YOUR GOAL
Below are some records. Retype exactly the lines from the one containing "What Plotly code" through the one containing "bin_half_width = 0.00125", both included, skipping every picture.

GIVEN INFORMATION
-- START --

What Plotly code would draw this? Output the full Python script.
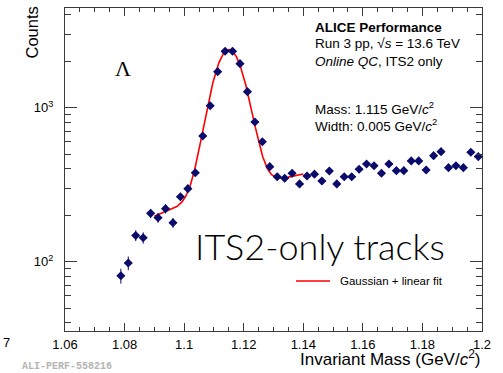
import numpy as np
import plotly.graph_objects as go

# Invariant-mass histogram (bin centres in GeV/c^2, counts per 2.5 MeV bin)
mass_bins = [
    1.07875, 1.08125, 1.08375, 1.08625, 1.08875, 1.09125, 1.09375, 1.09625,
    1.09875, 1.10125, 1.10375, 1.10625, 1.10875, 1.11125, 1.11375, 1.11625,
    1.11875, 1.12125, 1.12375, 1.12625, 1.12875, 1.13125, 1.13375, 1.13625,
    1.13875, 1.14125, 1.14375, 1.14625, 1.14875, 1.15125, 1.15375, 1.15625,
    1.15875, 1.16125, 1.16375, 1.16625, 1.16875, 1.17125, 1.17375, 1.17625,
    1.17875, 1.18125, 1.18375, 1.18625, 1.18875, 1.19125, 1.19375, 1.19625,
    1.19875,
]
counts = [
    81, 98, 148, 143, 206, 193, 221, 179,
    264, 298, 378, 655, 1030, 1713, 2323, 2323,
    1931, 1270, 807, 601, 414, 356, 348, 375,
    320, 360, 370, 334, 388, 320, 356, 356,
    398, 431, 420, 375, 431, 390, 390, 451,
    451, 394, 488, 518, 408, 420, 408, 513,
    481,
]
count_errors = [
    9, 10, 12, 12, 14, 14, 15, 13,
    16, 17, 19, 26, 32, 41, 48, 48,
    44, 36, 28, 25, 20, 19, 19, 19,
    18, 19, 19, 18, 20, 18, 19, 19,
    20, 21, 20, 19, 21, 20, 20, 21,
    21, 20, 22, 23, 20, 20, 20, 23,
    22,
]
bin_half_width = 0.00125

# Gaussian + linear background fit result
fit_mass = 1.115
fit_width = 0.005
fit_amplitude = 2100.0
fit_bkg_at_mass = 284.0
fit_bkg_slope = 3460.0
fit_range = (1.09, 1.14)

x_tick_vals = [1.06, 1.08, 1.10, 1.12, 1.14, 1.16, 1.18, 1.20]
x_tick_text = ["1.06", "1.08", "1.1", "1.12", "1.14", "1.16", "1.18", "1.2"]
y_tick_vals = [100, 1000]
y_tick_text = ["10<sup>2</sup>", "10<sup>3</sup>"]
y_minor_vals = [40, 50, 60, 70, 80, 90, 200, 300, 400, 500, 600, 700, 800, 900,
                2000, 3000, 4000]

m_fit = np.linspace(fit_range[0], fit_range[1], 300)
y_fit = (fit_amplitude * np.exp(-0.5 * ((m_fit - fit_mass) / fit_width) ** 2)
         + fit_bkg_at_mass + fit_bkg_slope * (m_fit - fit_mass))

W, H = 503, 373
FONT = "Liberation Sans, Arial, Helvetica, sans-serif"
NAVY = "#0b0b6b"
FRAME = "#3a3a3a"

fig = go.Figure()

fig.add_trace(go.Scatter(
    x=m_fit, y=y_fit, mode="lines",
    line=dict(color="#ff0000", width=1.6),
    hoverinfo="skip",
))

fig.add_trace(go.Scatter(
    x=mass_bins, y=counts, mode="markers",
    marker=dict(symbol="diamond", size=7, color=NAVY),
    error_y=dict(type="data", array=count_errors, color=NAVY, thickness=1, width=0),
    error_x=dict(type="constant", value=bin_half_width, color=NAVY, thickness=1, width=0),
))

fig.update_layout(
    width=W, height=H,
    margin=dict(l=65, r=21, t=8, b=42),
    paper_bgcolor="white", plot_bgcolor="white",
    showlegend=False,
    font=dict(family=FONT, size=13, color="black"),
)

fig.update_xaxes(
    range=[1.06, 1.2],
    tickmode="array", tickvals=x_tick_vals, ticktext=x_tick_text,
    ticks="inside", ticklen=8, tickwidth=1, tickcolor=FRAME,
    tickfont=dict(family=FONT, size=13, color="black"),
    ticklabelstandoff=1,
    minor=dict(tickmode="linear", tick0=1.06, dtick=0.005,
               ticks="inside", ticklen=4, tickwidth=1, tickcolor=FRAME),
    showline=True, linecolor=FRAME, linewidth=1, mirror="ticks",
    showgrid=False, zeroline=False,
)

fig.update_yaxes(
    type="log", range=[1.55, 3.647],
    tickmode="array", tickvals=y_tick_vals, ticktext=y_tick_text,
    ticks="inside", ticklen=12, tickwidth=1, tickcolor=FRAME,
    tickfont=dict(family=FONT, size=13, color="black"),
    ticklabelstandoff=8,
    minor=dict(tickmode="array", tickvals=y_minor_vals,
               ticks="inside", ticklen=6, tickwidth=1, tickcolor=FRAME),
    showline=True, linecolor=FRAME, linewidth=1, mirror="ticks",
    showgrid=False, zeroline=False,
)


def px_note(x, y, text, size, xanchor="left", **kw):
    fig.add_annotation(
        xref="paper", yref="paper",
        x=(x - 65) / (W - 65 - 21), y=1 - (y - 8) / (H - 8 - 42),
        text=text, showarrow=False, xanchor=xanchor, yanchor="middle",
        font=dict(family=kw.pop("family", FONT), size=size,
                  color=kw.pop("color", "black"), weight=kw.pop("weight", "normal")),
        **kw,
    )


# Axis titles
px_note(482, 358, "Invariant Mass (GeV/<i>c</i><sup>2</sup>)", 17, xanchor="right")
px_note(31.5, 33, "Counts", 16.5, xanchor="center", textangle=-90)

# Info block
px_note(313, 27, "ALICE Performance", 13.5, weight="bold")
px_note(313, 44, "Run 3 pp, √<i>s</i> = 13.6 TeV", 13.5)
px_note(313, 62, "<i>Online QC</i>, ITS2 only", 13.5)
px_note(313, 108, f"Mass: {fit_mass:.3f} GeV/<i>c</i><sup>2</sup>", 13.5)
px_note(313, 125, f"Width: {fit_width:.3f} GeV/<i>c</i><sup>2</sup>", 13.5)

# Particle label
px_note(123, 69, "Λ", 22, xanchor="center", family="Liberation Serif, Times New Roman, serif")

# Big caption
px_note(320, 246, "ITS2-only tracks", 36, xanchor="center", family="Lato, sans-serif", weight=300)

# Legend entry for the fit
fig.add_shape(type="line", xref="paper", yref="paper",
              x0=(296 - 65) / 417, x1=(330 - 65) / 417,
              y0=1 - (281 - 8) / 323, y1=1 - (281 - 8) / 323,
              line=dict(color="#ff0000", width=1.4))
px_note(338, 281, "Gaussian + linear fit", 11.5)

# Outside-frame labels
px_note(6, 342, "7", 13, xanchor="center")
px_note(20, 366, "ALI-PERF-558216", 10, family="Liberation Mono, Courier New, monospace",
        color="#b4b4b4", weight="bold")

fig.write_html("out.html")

-- END --
-- START --

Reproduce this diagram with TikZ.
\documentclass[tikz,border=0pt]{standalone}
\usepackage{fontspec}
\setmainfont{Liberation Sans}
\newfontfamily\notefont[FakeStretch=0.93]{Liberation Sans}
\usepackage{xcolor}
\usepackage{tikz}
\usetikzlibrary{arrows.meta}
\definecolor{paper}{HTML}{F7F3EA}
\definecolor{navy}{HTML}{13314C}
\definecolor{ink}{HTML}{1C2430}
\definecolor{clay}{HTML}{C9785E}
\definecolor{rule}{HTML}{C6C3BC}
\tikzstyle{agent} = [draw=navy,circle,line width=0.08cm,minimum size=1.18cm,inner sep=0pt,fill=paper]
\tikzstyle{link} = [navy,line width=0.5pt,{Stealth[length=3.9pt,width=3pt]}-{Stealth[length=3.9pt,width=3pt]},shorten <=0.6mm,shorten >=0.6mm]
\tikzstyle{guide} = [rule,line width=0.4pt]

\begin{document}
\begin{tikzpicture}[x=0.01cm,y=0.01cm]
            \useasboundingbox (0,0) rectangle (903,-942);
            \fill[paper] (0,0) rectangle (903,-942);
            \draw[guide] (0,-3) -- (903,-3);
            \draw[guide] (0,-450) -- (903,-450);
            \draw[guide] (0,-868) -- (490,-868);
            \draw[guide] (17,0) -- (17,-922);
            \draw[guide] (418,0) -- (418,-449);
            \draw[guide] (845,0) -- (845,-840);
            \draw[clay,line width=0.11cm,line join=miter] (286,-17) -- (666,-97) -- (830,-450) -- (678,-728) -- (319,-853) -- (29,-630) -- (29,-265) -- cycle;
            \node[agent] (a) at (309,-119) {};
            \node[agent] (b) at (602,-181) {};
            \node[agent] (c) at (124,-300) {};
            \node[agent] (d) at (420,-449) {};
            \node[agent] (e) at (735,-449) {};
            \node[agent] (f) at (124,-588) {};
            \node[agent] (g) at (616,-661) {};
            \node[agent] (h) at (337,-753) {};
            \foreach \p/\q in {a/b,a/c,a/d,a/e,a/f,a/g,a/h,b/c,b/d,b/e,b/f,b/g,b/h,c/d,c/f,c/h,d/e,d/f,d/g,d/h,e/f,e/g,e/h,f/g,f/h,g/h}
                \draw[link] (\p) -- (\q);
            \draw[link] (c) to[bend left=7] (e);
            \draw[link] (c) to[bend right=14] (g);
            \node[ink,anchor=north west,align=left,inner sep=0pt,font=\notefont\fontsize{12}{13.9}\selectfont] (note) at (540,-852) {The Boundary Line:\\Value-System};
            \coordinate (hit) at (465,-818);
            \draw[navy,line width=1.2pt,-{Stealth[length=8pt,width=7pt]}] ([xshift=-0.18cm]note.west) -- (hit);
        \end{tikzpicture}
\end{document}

-- END --
-- START --

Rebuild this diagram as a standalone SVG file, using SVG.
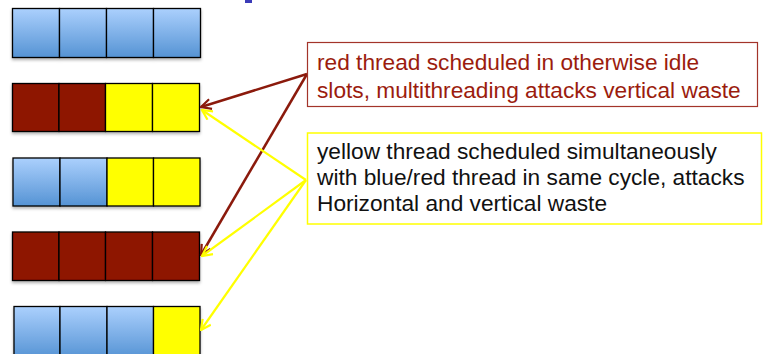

-- END --

TASK ANSWER
What Plotly code would draw this? Output the full Python script.
import numpy as np
import plotly.graph_objects as go

# Invariant-mass histogram (bin centres in GeV/c^2, counts per 2.5 MeV bin)
mass_bins = [
    1.07875, 1.08125, 1.08375, 1.08625, 1.08875, 1.09125, 1.09375, 1.09625,
    1.09875, 1.10125, 1.10375, 1.10625, 1.10875, 1.11125, 1.11375, 1.11625,
    1.11875, 1.12125, 1.12375, 1.12625, 1.12875, 1.13125, 1.13375, 1.13625,
    1.13875, 1.14125, 1.14375, 1.14625, 1.14875, 1.15125, 1.15375, 1.15625,
    1.15875, 1.16125, 1.16375, 1.16625, 1.16875, 1.17125, 1.17375, 1.17625,
    1.17875, 1.18125, 1.18375, 1.18625, 1.18875, 1.19125, 1.19375, 1.19625,
    1.19875,
]
counts = [
    81, 98, 148, 143, 206, 193, 221, 179,
    264, 298, 378, 655, 1030, 1713, 2323, 2323,
    1931, 1270, 807, 601, 414, 356, 348, 375,
    320, 360, 370, 334, 388, 320, 356, 356,
    398, 431, 420, 375, 431, 390, 390, 451,
    451, 394, 488, 518, 408, 420, 408, 513,
    481,
]
count_errors = [
    9, 10, 12, 12, 14, 14, 15, 13,
    16, 17, 19, 26, 32, 41, 48, 48,
    44, 36, 28, 25, 20, 19, 19, 19,
    18, 19, 19, 18, 20, 18, 19, 19,
    20, 21, 20, 19, 21, 20, 20, 21,
    21, 20, 22, 23, 20, 20, 20, 23,
    22,
]
bin_half_width = 0.00125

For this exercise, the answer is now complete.